One thing we were extremely disappointed to see was that the fund does not cover early years. In all our conversations with the government it was clear there was originally an intention to include early years and we have been given no explanation for this apparent late change. However, we note from ministerial comments this morning that work is ongoing and they expect to have more to say on this matter soon. We will continue to make the case for early years in the strongest possible terms. Similarly, we are also pressing the case for 16 – 19 funding and challenging why this has not been included in the support package. 

Just to reiterate one important point, our understanding is that despite some earlier headlines, no-one will be forced to run summer catch-up schools. I hope this will reduce some of the understandable anxiety that has built up in the sector since last week.

Our conversations with the government have not always been easy over the last few months, but I am pleased to be able to tell you that I sensed a real desire to engage with us over this particular issue and to listen to many of our concerns.

We are certainly not getting carried away by this news.
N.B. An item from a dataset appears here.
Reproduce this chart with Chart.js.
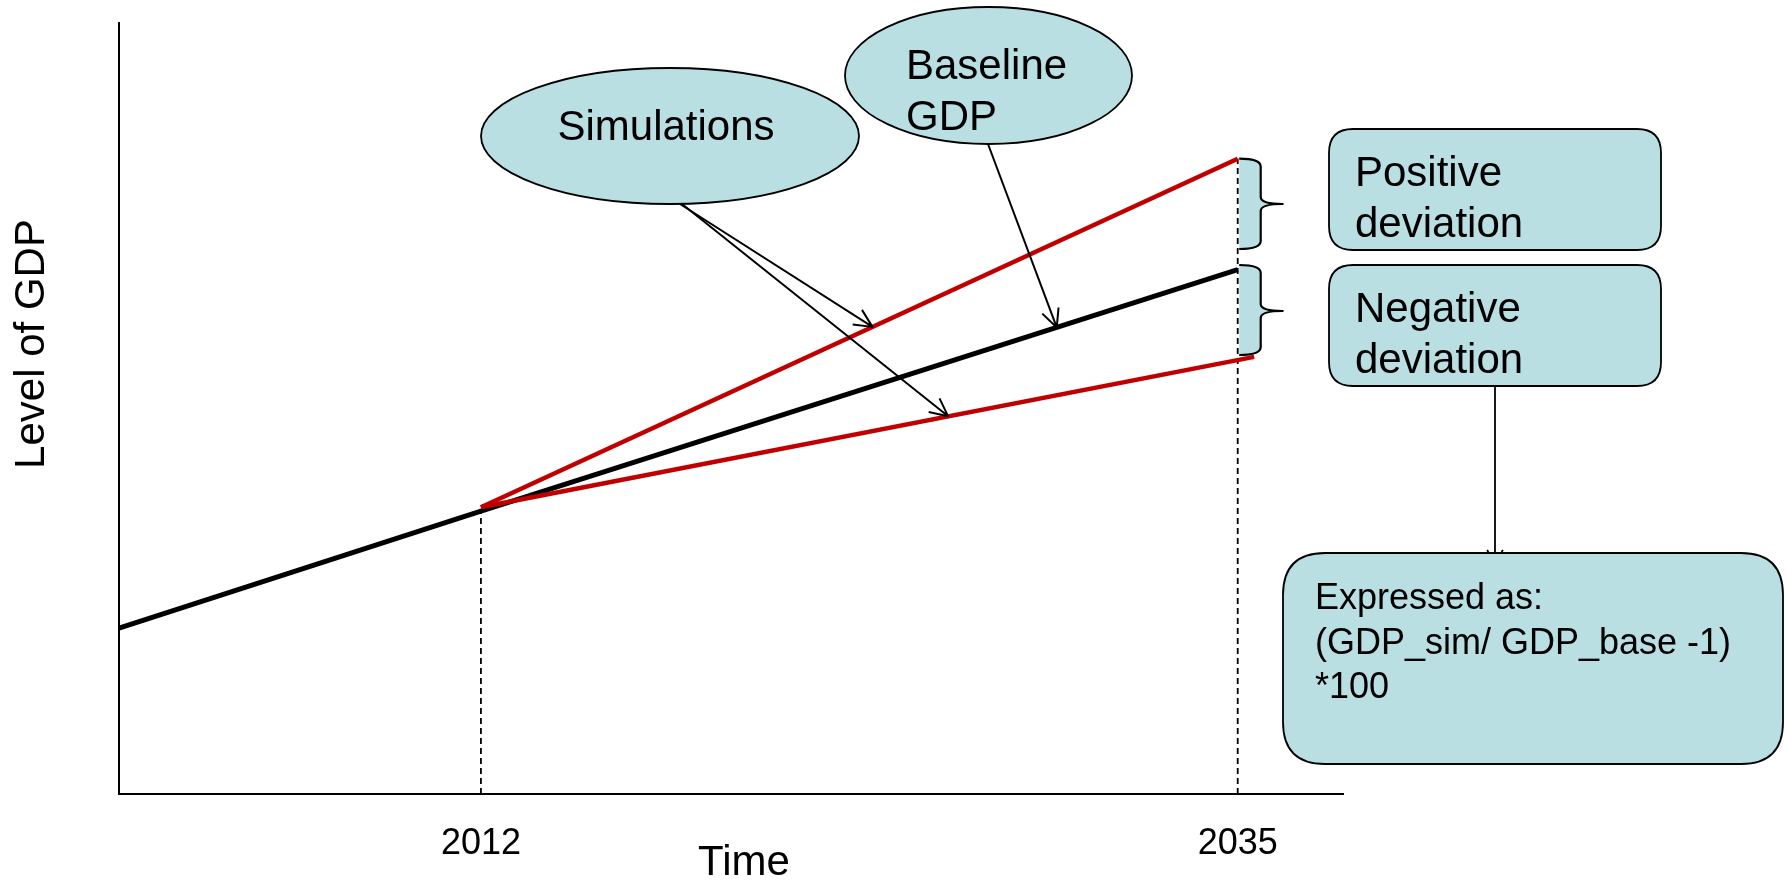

I know many of you will point out that this is no silver bullet, nor will it make up for the very significant funding cuts you have endured in recent years. Also, as with any major announcement of this kind, there is always a need to examine the detail of the proposals very carefully to make sure there is not a sting in the tail. 

However, my initial reaction is that, compared to where we were a week ago, this is a positive step forward for pupils and the profession.